The time I’ve spent striving for perfection, overcompensating as I try to earn my worth.
The times I’ve belabored my point for the sheer sake of being right, with no effort to actually hear the other person, and little regard for their opinions or insight.
The times I’ve hidden quietly behind my wall of insecurity, either judging another as “less than,” or becoming tangled in the trap of comparison - a trap always leading to the conclusion that I somehow do not measure up.
And times just like the other night with my husband, where I’ve carelessly thrown about sharp words, cutting another in the process.
My littleness. My fragility. Two traits of the human condition. But two traits I’ve allowed to influence my words and actions in ways of which I am not proud.
He came … and He’ll come again
Advent is upon us, and we’re called to prepare our hearts to celebrate the birth of Jesus - His first coming. And so many of our recent mass readings have referenced the time when Jesus will come again in the future - His second coming. I’ve even been blessed to experience a more personal encounter with Jesus, where He has come to me individually, calling my heart to unite with His - a third coming of sorts.
But I wonder … what would happen if, with great intention, I called Jesus to come to me again and again, specifically during times I’m struggling with my own inability to love others? When my feelings of insecurity, inadequacy, and discomfort have lifted their heads, threatening to roar in defense of my tender and fragile heart?

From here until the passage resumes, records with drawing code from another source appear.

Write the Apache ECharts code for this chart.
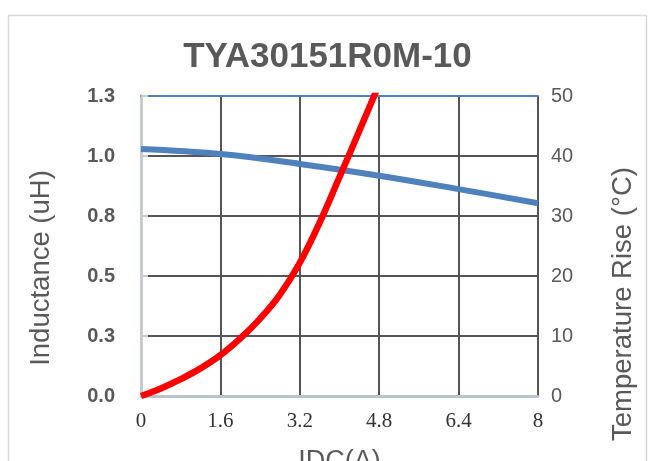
<!DOCTYPE html>
<html>
<head>
<meta charset="utf-8">
<script src="https://cdn.jsdelivr.net/npm/echarts@6/dist/echarts.min.js"></script>
<style>html,body{margin:0;padding:0;background:#fff;}#c{width:655px;height:461px;}</style>
</head>
<body>
<div id="c"></div>
<script>
// ---- data ----
const chartTitle = 'TYA30151R0M-10';
const xTicks = [0, 1.6, 3.2, 4.8, 6.4, 8];
const inductanceX = [0, 1.6, 3.2, 4.8, 6.4, 8];
const inductanceY = [1.029, 1.008, 0.967, 0.918, 0.862, 0.803];
const tempX = [0, 0.4, 0.8, 1.2, 1.6, 2.0, 2.4, 2.8, 3.2, 3.6, 4.0, 4.4, 4.8];
const tempY = [0, 1.25, 2.8, 4.6, 6.8, 9.6, 12.9, 16.9, 22.2, 28.9, 36.5, 44.2, 52.0];
const leftTicks = [0, 0.25, 0.5, 0.75, 1.0, 1.25];
const rightTicks = [0, 10, 20, 30, 40, 50];

const chart = echarts.init(document.getElementById('c'), null, {renderer: 'canvas'});
const gray = '#595959';
const option = {
  animation: false,
  backgroundColor: '#fff',
  title: {
    text: chartTitle, left: 'center', top: 35,
    textStyle: {fontFamily: 'Liberation Sans', fontWeight: 'bold', fontSize: 35, color: gray}
  },
  graphic: [{
    type: 'rect', shape: {x: 8.5, y: 15.5, width: 638, height: 470},
    style: {fill: 'none', stroke: '#d9d9d9', lineWidth: 1.5}, silent: true
  }],
  grid: {left: 141, right: 117, top: 96, bottom: 65, outerBoundsMode: 'none', containLabel: false},
  xAxis: [{
    type: 'value', min: 0, max: 8, interval: 1.6, position: 'bottom',
    name: 'IDC(A)', nameLocation: 'middle', nameGap: 52,
    nameTextStyle: {fontFamily: 'Liberation Sans', fontSize: 27, color: gray},
    axisLine: {show: true, lineStyle: {color: '#b8c3d0', width: 3}},
    axisTick: {show: false},
    axisLabel: {fontFamily: 'Liberation Serif', fontSize: 21, color: '#333', margin: 15,
      formatter: v => xTicks.includes(+v.toFixed(1)) ? String(+v.toFixed(1)) : ''},
    splitLine: {show: true, lineStyle: {color: '#555', width: 2}}
  }, {
    type: 'value', min: 0, max: 8, position: 'top',
    axisLine: {show: true, onZero: false, lineStyle: {color: '#4f81bd', width: 2}},
    axisTick: {show: false}, axisLabel: {show: false}, splitLine: {show: false}
  }],
  yAxis: [{
    type: 'value', min: leftTicks[0], max: leftTicks[leftTicks.length - 1], interval: 0.25,
    name: 'Inductance (uH)', nameLocation: 'middle', nameGap: 86, nameRotate: 90,
    nameTextStyle: {fontFamily: 'Liberation Sans', fontSize: 27.5, color: gray, padding: [0, 44, 0, 0]},
    axisLine: {show: true, lineStyle: {color: '#b8c3d0', width: 3}},
    axisTick: {show: false},
    axisLabel: {fontFamily: 'Liberation Sans', fontWeight: 'bold', fontSize: 20, color: gray, margin: 26,
      formatter: v => v.toFixed(1)},
    splitLine: {show: true, lineStyle: {color: '#555', width: 2}}
  }, {
    type: 'value', min: rightTicks[0], max: rightTicks[rightTicks.length - 1], interval: 10,
    position: 'right',
    name: 'Temperature Rise (°C)', nameLocation: 'middle', nameGap: 71, nameRotate: 90,
    nameTextStyle: {fontFamily: 'Liberation Sans', fontSize: 27.5, color: gray, padding: [0, 116, 0, 0]},
    axisLine: {show: true, lineStyle: {color: '#c3ccd8', width: 3}},
    axisTick: {show: true, inside: false, length: 7, lineStyle: {color: '#c8c8c8', width: 2}},
    axisLabel: {fontFamily: 'Liberation Sans', fontSize: 20, color: gray, margin: 13},
    splitLine: {show: false}
  }],
  series: [{
    type: 'line', name: 'Inductance', xAxisIndex: 0, yAxisIndex: 0, smooth: 0.4,
    symbol: 'none', lineStyle: {color: '#4f81bd', width: 6}, clip: true,
    data: inductanceX.map((x, i) => [x, inductanceY[i]])
  }, {
    type: 'line', name: 'Temperature', xAxisIndex: 0, yAxisIndex: 1, smooth: 0.4,
    symbol: 'none', lineStyle: {color: '#ff0000', width: 6.5}, clip: true,
    data: tempX.map((x, i) => [x, tempY[i]])
  }]
};
chart.setOption(option);
</script>
</body>
</html>
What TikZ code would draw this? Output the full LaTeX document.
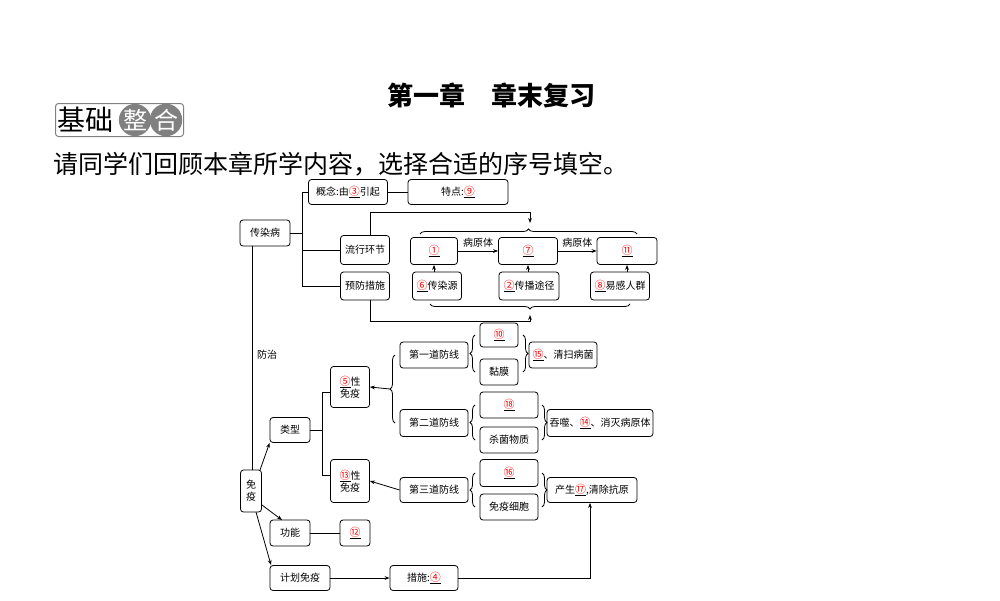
\documentclass[tikz,border=0pt]{standalone}
\usepackage{fontspec}
\setmainfont{Noto Sans CJK SC}
\usetikzlibrary{decorations.pathreplacing,arrows.meta}
\newcommand{\bl}[1]{\underline{\textcolor{red}{\fontsize{11}{11}\selectfont #1}}}
\begin{document}
\begin{tikzpicture}[x=1pt,y=-1pt,
 bx/.style={draw,rounded corners=3pt,line width=0.8pt,minimum height=26pt,inner sep=1pt,font=\fontsize{10}{12}\selectfont,align=center},
 ln/.style={line width=0.8pt},
 ar/.style={ln,-{Stealth[length=5pt]}},
 br/.style={ln,decorate,decoration={brace,amplitude=5pt}}]
\useasboundingbox (0,0) rectangle (1000,600);
\node[font=\fontsize{26}{28}\selectfont\bfseries] (title) at (491,95) {第一章\quad 章末复习};
\node[draw=gray,rounded corners=3pt,line width=1pt,minimum width=128pt,minimum height=33pt,anchor=west,inner sep=0pt] (badge) at (55,120) {};
\node[anchor=west,font=\fontsize{28}{30}\selectfont,inner sep=0pt] (bt) at (57,120) {基础};
\node[circle,fill=gray,minimum size=31pt,inner sep=0pt,text=white,font=\fontsize{24}{26}\selectfont] (z1) at (135,120) {整};
\node[circle,fill=gray,minimum size=31pt,inner sep=0pt,text=white,font=\fontsize{24}{26}\selectfont] (z2) at (166,120) {合};
\node[anchor=west,font=\fontsize{25}{27}\selectfont,inner sep=0pt] (instr) at (53,164) {请同学们回顾本章所学内容，选择合适的序号填空。};

\node[bx,minimum width=50pt] (crb) at (265,233) {传染病};
\node[bx,minimum width=79pt,minimum height=25pt] (gn) at (348,192) {概念:由\bl{③}引起};
\node[bx,minimum width=100pt,minimum height=25pt] (td) at (458,192) {特点:\bl{⑨}};
\node[bx,minimum width=49pt,minimum height=29pt] (lx) at (365,250) {流行环节};
\node[bx,minimum width=49pt,minimum height=28pt] (yf) at (365,286) {预防措施};
\node[bx,minimum width=47pt,minimum height=27pt] (n1) at (434,251) {\bl{①}};
\node[bx,minimum width=59pt,minimum height=27pt] (n7) at (528,251) {\bl{⑦}};
\node[bx,minimum width=60pt,minimum height=27pt] (n11) at (627,251) {\bl{⑪}};
\node[bx,minimum width=49pt,minimum height=28pt] (n6) at (437,286) {\bl{⑥}传染源};
\node[bx,minimum width=60pt,minimum height=28pt] (n2) at (529,286) {\bl{②}传播途径};
\node[bx,minimum width=59pt,minimum height=28pt] (n8) at (620,286) {\bl{⑧}易感人群};
\draw[ln] (crb.east) -- (302,233);
\draw[ln] (302,192) -- (302,286);
\draw[ln] (302,192) -- (gn.west);
\draw[ln] (302,250) -- (lx.west);
\draw[ln] (302,286) -- (yf.west);
\draw[ln] (gn.east) -- (td.west);
\draw[ar] (n1.east) -- node[above,font=\fontsize{10}{12}\selectfont] {病原体} (n7.west);
\draw[ar] (n7.east) -- node[above,font=\fontsize{10}{12}\selectfont] {病原体} (n11.west);
\draw[ar] (n6.north -| n1) -- (n1.south);
\draw[ar] (n2.north -| n7) -- (n7.south);
\draw[ar] (n8.north -| n11) -- (n11.south);
\draw[br] (420,234) -- (637,234);
\draw[br] (630,304) -- (430,304);
\coordinate (tt) at (530,223);
\coordinate (bb) at (530,315);
\draw[ar] (lx.north -| 370,0) |- (530,212) -- (tt);
\draw[ar] (yf.south -| 370,0) |- (530,321) -- (bb);

\draw[ln] (crb.south -| 252,0) -- (252,470);
\node[font=\fontsize{10}{12}\selectfont] (fz) at (267,355) {防治};
\node[bx,minimum width=21pt,minimum height=42pt,inner sep=1pt] (my) at (251,491) {免\\疫};
\node[bx,minimum width=40pt,minimum height=25pt] (lxg) at (290,430) {类型};
\node[bx,minimum width=39pt,minimum height=41pt] (n5) at (350,387) {\bl{⑤}性\\免疫};
\node[bx,minimum width=39pt,minimum height=43pt] (n13) at (350,481) {\bl{⑬}性\\免疫};
\node[bx,minimum width=68pt,minimum height=26pt] (d1) at (434,355) {第一道防线};
\node[bx,minimum width=68pt,minimum height=27pt] (d2) at (434,423) {第二道防线};
\node[bx,minimum width=68pt,minimum height=25pt] (d3) at (434,490) {第三道防线};
\node[bx,minimum width=38pt,minimum height=24pt] (n10) at (499,335) {\bl{⑩}};
\node[bx,minimum width=38pt,minimum height=26pt] (nm) at (499,372) {黏膜};
\node[bx,minimum width=68pt,minimum height=26pt] (n15) at (563,355) {\bl{⑮}、清扫病菌};
\node[bx,minimum width=58pt,minimum height=26pt] (n18) at (509,405) {\bl{⑱}};
\node[bx,minimum width=58pt,minimum height=26pt] (sj) at (509,440) {杀菌物质};
\node[bx,minimum width=106pt,minimum height=27pt] (n14) at (600,423) {吞噬、\bl{⑭}、消灭病原体};
\node[bx,minimum width=58pt,minimum height=27pt] (n16) at (509,473) {\bl{⑯}};
\node[bx,minimum width=58pt,minimum height=26pt] (myxb) at (509,507) {免疫细胞};
\node[bx,minimum width=90pt,minimum height=25pt] (n17) at (592,490) {产生\bl{⑰},清除抗原};
\node[bx,minimum width=40pt,minimum height=26pt] (gnn) at (290,533) {功能};
\node[bx,minimum width=30pt,minimum height=26pt] (n12) at (355,533) {\bl{⑫}};
\node[bx,minimum width=60pt,minimum height=25pt] (jh) at (300,578) {计划免疫};
\node[bx,minimum width=68pt,minimum height=25pt] (cs) at (424,578) {措施:\bl{④}};

\draw[ar] (260,470) -- (lxg.south west);
\draw[ar] (262,505) -- (282,520);
\draw[ar] (256,512) -- (271,565);
\draw[ln] (lxg.east) -- (322,430);
\draw[ln] (322,392) -- (322,475);
\draw[ln] (322,392) -- (331,392);
\draw[ln] (322,475) -- (331,475);
\draw[br] (395,423) -- (395,355);
\draw[ar] (390,389) -- (n5.east);
\draw[br] (475,372) -- (475,335);
\draw[br] (523,335) -- (523,372);
\draw[br] (475,440) -- (475,405);
\draw[br] (542,405) -- (542,440);
\draw[br] (475,507) -- (475,473);
\draw[br] (542,473) -- (542,507);
\draw[ar] (d3.west) -- (n13.east);
\draw[ln] (gnn.east) -- (n12.west);
\draw[ar] (jh.east) -- (cs.west);
\draw[ar] (cs.east) -| (n17.south -| 590,0);
\end{tikzpicture}
\end{document}
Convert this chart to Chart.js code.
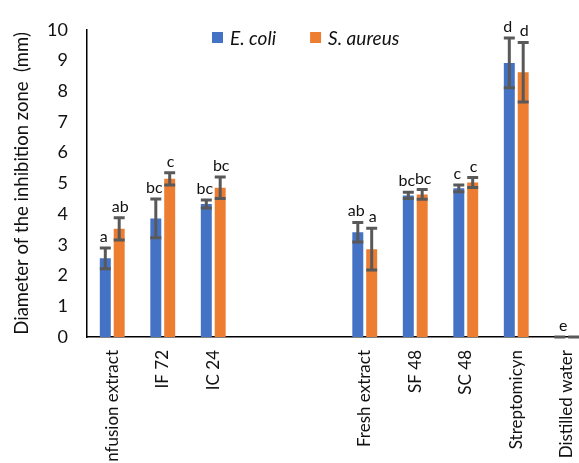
<!DOCTYPE html>
<html>
<head>
<meta charset="utf-8">
<script src="https://cdn.jsdelivr.net/npm/chart.js@4/dist/chart.umd.min.js"></script>
<style>
  html, body { margin: 0; padding: 0; background: #fff; overflow: hidden; }
  #wrap { width: 606px; height: 480px; }
</style>
</head>
<body>
<div id="wrap"><canvas id="chart" width="606" height="480"></canvas></div>
<script>
// categories (two blank slots separate the two extract groups)
var categories = ['Infusion extract', 'IF 72', 'IC 24', '', '', 'Fresh extract', 'SF 48', 'SC 48', 'Streptomicyn', 'Distilled water'];

// mean inhibition zone (mm)
var ecoli   = [2.56, 3.86, 4.33, null, null, 3.41, 4.61, 4.84, 8.92, 0];
var saureus = [3.52, 5.15, 4.86, null, null, 2.86, 4.64, 5.03, 8.62, 0];

// standard deviations
var ecoliErr   = [0.34, 0.63, 0.13, null, null, 0.32, 0.10, 0.11, 0.81, 0];
var saureusErr = [0.36, 0.20, 0.35, null, null, 0.68, 0.16, 0.16, 0.97, 0];

// significance letters
var ecoliLetters   = ['a', 'bc', 'bc', '', '', 'ab', 'bc', 'c', 'd', 'e'];
var saureusLetters = ['ab', 'c', 'bc', '', '', 'a', 'bc', 'c', 'd', ''];

var yTicks = [0, 1, 2, 3, 4, 5, 6, 7, 8, 9, 10];

var FONT = 'Lato, "Liberation Sans", sans-serif';

var errorBars = {
    id: 'errorBars',
    afterDatasetsDraw: function (chart) {
        var ctx = chart.ctx;
        var yScale = chart.scales.y;
        chart.data.datasets.forEach(function (ds, i) {
            var meta = chart.getDatasetMeta(i);
            meta.data.forEach(function (bar, j) {
                var v = ds.data[j];
                if (v === null || v === undefined) return;
                var e = ds.errors[j] || 0;
                var top = yScale.getPixelForValue(v + e);
                var bot = yScale.getPixelForValue(Math.max(0, v - e));
                var half = bar.width / 2;
                ctx.save();
                ctx.strokeStyle = '#595959';
                ctx.lineWidth = 3;
                ctx.beginPath();
                ctx.moveTo(bar.x, top);
                ctx.lineTo(bar.x, bot);
                ctx.moveTo(bar.x - half, top);
                ctx.lineTo(bar.x + half, top);
                ctx.moveTo(bar.x - half, bot);
                ctx.lineTo(bar.x + half, bot);
                ctx.stroke();
                var letter = ds.letters[j];
                if (letter) {
                    ctx.fillStyle = '#111';
                    ctx.font = '16px ' + FONT;
                    ctx.textAlign = 'center';
                    ctx.textBaseline = 'alphabetic';
                    var lx = bar.x;
                    if (v === 0) lx = bar.x + 5;
                    // first series letters sit a touch left, second a touch right
                    lx += i === 0 ? -1.5 : 1;
                    ctx.fillText(letter, lx, top - 6);
                }
                ctx.restore();
            });
        });
    }
};

var innerLegend = {
    id: 'innerLegend',
    afterDraw: function (chart) {
        var ctx = chart.ctx;
        var x = 212, y = 32, box = 11;
        ctx.save();
        ctx.font = 'italic 19px ' + FONT;
        ctx.textBaseline = 'middle';
        ctx.textAlign = 'left';
        chart.data.datasets.forEach(function (ds) {
            ctx.fillStyle = ds.backgroundColor;
            ctx.fillRect(x, y, box, box);
            ctx.fillStyle = '#111';
            ctx.fillText(ds.label, x + box + 7, y + box / 2 + 1);
            x += box + 7 + ctx.measureText(ds.label).width + 34;
        });
        ctx.restore();
    }
};

var chart = new Chart(document.getElementById('chart'), {
    type: 'bar',
    data: {
        labels: categories,
        datasets: [
            {
                label: 'E. coli',
                data: ecoli,
                errors: ecoliErr,
                letters: ecoliLetters,
                backgroundColor: '#4472C4',
                categoryPercentage: 0.55,
                barPercentage: 0.79
            },
            {
                label: 'S. aureus',
                data: saureus,
                errors: saureusErr,
                letters: saureusLetters,
                backgroundColor: '#ED7D31',
                categoryPercentage: 0.55,
                barPercentage: 0.79
            }
        ]
    },
    options: {
        responsive: false,
        animation: false,
        layout: { padding: { top: 21, right: 14, left: 0, bottom: 0 } },
        plugins: {
            legend: { display: false },
            tooltip: { enabled: false }
        },
        scales: {
            x: {
                grid: { display: false, drawTicks: false },
                border: { display: true, color: '#000', width: 1.5 },
                ticks: {
                    color: '#111',
                    font: { family: FONT, size: 17 },
                    minRotation: 90,
                    maxRotation: 90,
                    autoSkip: false,
                    padding: 13
                },
                afterFit: function (scale) { scale.height = 143; }
            },
            y: {
                min: 0,
                max: 10,
                grid: { display: false, drawTicks: false },
                border: { display: true, color: '#000', width: 1.5 },
                afterBuildTicks: function (scale) {
                    scale.ticks = yTicks.map(function (v) { return { value: v }; });
                },
                ticks: {
                    color: '#111',
                    font: { family: FONT, size: 18 },
                    padding: 19
                },
                title: {
                    display: true,
                    text: 'Diameter of the inhibition zone  (mm)',
                    color: '#111',
                    font: { family: FONT, size: 18.5 },
                    padding: { top: 11, bottom: 0 }
                },
                afterFit: function (scale) { scale.width = 87; }
            }
        }
    },
    plugins: [errorBars, innerLegend]
});
</script>
</body>
</html>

Could deliberately calling Jesus in these times somehow prevent my hard feelings from catapulting me to a place of frustration and anger, of unkindness and arrogance, of comparison and judgment? Could it help me lay down my weapons of sarcasm and rudeness and rest my shield of perfection?
What if I deliberately picked up my wounded heart and gently cradled it in my hands as a small child would her favorite treasure? If I called to Jesus, gingerly extending my hands out to Him, and showed Him each and every crack in my battered heart? And what if I trusted Jesus enough to actually place my heart in His hands?
Could each crack and break in my heart then become the entry point for His healing love? And could this make all the difference when I struggle to love with my fragile and wounded heart?
Could whispering a silent prayer when the wounds of my heart are suddenly exposed allow His grace to flow IN instead of my own brokenness to flow OUT?
As I prepare my heart to celebrate His birth, I suspect this is the perfect time for me to find out … Come, Jesus.